INSTRUCTION.
Give back the lines exactly, from the first one to the line with "var yTickLabels = [1, 0, -1];", both ends included.

====================

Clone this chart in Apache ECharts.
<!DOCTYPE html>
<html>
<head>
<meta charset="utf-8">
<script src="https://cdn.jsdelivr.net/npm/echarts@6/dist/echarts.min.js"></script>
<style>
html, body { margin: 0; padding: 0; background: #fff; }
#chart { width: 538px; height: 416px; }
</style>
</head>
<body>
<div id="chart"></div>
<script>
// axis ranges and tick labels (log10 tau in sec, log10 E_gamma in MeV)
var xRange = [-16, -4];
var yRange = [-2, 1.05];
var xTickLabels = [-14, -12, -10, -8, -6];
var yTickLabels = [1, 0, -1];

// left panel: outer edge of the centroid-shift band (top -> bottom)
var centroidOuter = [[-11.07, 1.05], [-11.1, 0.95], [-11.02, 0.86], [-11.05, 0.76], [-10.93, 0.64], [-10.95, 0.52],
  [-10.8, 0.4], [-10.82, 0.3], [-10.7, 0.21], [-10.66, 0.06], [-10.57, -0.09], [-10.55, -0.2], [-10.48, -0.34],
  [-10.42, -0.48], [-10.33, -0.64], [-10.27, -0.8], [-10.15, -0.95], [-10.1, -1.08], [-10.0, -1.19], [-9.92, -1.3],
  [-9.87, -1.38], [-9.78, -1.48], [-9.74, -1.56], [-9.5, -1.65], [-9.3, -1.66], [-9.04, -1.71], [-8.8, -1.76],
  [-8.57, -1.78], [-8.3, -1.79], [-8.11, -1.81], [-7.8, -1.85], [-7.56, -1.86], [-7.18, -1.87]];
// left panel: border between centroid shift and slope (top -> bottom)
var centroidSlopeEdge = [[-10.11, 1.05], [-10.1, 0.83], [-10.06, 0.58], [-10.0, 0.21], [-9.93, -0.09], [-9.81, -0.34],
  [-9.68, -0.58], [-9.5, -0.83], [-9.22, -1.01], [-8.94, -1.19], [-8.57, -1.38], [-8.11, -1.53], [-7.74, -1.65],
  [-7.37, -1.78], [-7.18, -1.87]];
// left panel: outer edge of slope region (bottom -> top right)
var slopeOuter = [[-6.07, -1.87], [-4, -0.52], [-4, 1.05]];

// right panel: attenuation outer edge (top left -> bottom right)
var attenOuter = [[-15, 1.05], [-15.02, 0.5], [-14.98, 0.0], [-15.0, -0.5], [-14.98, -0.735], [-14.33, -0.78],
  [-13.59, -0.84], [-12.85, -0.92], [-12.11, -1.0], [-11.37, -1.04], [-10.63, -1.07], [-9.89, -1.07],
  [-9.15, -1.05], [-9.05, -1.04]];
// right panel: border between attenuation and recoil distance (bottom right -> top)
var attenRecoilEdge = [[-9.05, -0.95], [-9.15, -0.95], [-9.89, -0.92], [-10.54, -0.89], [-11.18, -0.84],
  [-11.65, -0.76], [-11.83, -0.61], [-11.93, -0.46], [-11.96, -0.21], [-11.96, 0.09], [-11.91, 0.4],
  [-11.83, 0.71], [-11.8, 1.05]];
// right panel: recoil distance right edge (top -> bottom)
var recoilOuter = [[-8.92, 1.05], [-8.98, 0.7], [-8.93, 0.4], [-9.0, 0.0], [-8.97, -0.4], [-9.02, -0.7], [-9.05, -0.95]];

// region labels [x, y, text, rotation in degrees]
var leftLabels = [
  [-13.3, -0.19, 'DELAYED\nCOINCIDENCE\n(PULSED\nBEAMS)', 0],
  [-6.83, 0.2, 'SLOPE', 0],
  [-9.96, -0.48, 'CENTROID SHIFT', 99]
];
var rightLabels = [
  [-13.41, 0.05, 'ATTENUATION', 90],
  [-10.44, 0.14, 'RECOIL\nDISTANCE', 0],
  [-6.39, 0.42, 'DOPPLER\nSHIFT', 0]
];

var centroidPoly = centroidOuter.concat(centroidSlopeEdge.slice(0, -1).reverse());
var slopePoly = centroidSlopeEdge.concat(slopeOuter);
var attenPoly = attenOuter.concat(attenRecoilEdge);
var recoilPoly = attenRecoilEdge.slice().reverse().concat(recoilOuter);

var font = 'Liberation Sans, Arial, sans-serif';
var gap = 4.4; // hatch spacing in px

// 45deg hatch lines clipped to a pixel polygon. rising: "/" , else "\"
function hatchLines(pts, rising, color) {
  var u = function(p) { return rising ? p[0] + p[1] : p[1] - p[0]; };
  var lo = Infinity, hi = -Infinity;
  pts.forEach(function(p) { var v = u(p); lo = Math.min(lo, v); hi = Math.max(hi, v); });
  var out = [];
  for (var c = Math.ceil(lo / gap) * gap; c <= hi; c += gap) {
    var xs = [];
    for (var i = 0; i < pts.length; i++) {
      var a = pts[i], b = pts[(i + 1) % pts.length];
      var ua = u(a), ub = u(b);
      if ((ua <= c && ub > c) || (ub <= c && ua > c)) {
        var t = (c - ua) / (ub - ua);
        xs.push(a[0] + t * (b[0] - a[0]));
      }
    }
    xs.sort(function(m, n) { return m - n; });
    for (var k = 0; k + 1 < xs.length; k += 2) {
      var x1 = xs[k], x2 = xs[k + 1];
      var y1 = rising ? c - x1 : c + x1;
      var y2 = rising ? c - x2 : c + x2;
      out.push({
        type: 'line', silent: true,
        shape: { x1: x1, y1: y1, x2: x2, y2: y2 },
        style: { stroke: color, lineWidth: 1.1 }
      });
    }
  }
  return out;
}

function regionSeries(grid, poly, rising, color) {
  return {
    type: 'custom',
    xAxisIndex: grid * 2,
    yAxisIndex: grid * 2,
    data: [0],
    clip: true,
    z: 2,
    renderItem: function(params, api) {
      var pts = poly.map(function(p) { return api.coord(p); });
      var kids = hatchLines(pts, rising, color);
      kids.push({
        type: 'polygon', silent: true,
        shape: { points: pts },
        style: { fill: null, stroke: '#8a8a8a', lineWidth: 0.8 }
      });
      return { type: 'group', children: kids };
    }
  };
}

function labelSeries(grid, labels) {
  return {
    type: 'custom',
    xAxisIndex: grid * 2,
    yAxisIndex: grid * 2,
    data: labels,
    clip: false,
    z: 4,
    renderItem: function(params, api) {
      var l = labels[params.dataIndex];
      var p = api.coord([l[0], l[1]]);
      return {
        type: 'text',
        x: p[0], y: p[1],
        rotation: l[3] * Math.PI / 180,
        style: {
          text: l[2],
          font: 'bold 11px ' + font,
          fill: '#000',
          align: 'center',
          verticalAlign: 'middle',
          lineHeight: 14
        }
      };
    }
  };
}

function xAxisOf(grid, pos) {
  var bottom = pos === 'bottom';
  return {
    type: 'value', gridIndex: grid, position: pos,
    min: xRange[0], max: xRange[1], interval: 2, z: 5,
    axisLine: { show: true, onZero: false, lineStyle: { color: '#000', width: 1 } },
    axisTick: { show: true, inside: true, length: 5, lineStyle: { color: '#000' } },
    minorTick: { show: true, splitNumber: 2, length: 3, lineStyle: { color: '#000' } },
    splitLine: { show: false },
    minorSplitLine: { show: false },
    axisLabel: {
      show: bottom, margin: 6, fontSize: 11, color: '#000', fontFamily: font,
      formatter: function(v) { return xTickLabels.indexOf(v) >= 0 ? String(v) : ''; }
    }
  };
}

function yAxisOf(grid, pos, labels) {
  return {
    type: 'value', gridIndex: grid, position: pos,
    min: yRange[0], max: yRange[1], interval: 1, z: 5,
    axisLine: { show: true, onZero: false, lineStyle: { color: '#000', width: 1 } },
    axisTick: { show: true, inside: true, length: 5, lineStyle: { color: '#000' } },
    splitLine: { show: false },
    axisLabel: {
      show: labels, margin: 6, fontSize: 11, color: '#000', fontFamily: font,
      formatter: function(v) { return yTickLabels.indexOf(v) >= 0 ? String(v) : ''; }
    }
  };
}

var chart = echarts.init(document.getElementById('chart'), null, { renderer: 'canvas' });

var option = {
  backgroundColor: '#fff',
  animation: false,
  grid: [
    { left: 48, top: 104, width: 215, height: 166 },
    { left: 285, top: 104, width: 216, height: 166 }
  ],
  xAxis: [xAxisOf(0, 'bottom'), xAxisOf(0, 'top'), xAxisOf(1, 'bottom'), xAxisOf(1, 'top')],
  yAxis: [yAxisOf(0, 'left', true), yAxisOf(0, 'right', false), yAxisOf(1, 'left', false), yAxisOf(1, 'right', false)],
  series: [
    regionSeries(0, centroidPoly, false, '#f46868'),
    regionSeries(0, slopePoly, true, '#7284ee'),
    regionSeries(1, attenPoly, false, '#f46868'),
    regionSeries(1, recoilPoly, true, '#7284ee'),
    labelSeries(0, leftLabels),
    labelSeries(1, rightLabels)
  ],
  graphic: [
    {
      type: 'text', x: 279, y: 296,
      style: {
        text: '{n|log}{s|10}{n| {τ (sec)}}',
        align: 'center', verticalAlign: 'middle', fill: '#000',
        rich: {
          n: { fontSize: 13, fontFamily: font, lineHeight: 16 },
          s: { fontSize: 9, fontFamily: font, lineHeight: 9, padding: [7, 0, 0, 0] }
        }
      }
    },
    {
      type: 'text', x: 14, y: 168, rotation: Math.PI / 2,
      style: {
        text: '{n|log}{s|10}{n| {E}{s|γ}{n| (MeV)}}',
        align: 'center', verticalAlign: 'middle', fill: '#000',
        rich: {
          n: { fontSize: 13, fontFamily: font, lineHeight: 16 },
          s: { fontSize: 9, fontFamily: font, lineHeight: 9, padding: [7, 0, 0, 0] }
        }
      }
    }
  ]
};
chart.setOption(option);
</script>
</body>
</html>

====================

SOLVED PROBLEM.
Clone this chart in Apache ECharts.
<!DOCTYPE html>
<html>
<head>
<meta charset="utf-8">
<script src="https://cdn.jsdelivr.net/npm/echarts@6/dist/echarts.min.js"></script>
<style>
html, body { margin: 0; padding: 0; background: #fff; }
#chart { width: 538px; height: 416px; }
</style>
</head>
<body>
<div id="chart"></div>
<script>
// axis ranges and tick labels (log10 tau in sec, log10 E_gamma in MeV)
var xRange = [-16, -4];
var yRange = [-2, 1.05];
var xTickLabels = [-14, -12, -10, -8, -6];
var yTickLabels = [1, 0, -1];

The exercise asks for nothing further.